How rude! Why celebrities shouldn't be the focus of our rage in the academia scandal


By Dana English

When news broke in early March of Operation Varsity Blues — the largest college admissions scandal ever prosecuted by the Department of Justice — the nation was rightfully outraged.

We watched in collective disgust as news outlets highlighted the wrongdoings of a select few, including “Full House” darling Lori Loughlin and “Desperate Housewives” star Felicity Huffman, who both unfairly secured placement for their children at elite institutions by way of fraud and bribery.

Lori Loughlin
Felicity Huffman

While the shameful actions of our favorite sitcom moms are upsetting, Lynette and Aunt Becky’s latter-day sins shouldn’t be the sole focus of our rage, nor the primary topic of our conversation.

These Hollywood starlets and their privileged offspring are just the tip of the iceberg in a system that keeps the fairness of the college admissions process in a permanent state of imbalance.

Centering our discussion around high-profile celebrities and Ivy League schools makes issues like these seem less real and allows us to dismiss them as “first-world” scenarios.

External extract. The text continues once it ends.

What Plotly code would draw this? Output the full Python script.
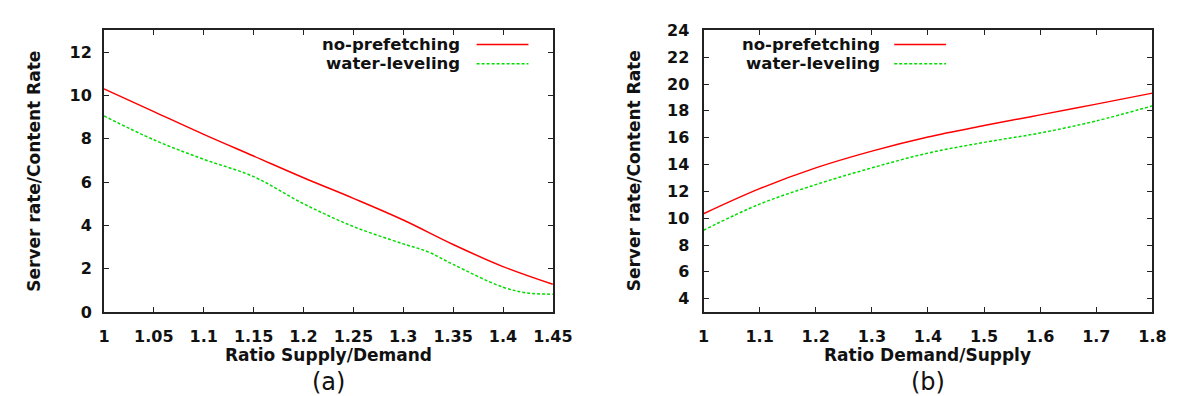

In reality, this tipping of scales to the benefit of the wealthy happens with regularity at schools of every level and in ways we don’t often recognize as problematic.

Higher education has long been riddled with inequities and, despite the more obviously criminal nature of the behavior, it has been brought to light in the so-called Varsity Blues case.

A recent study completed by a team of Harvard and Brown university researchers found that the children of parents whose income falls into the 1 percent are 77 times more likely to attend elite universities than those in the lower 20 percent.

Students who attend high school in rural or low-income areas are already at a disadvantage when applying to these schools because they often don’t have access to the same opportunities as students in wealthy districts.

My rural high school didn’t offer high-dollar competitive sports such as tennis, soccer, lacrosse or rowing. Our football and basketball teams were rarely competitive and sometimes coachless, leaving little opportunity for students to get into college on a sports scholarship.

Students in these schools faced a similar outlook in terms of academic scholarships, as they rarely had the staff or resources to offer the AP courses that college admissions counselors hope to see on a high school transcript.

Even seemingly harmless features like early decision and demonstrated interest tip the scales in the direction of applicants that come from money. Should a student need more time to select a school in order to compare financial aid packages or should they not have the money to travel for campus tours before applying, then they may be less likely to be accepted than those who can.

Some of these injustices seem to be baked right into the standard college admissions application.

The identification of so-called legacy applicants, for example, is discriminatory. This practice allows applicants to disclose whether or not they have a parent or sibling who attended the same school and often gives preference to those who do.

While many see this as a harmless way of passing down the tradition of attending a shared alma mater from generation to generation, many don’t realize it is also giving preference to those who have a family history of educational achievement over first-generation college students.

Many are using this scandal as an opportunity to protest affirmative action policies, believing them to place minority students at an unfair advantage. This is ridiculous, considering our country’s history of systemic racism that places people of color at a disadvantage.

Besides, a 2004 Princeton research study found that the largest admissions advantages go to athletes, regardless of their academic performance, over both minority and legacy students.

Even if you believe that both admissions preference by way of race or wealth are problematic, this doesn’t somehow justify or cancel out the fact that wealth-based preference is wrong.

Why should your anger be directed at students you suspect don’t make the cut, instead of at the administrators or coaches who line their pockets with the gifts from the wealthy parents of applicants?

Hopefully, an institution that claims to be academically elite will weed out any student not qualified to be there with a challenging curriculum.

We need to be mad at a broken system, not the victims of it.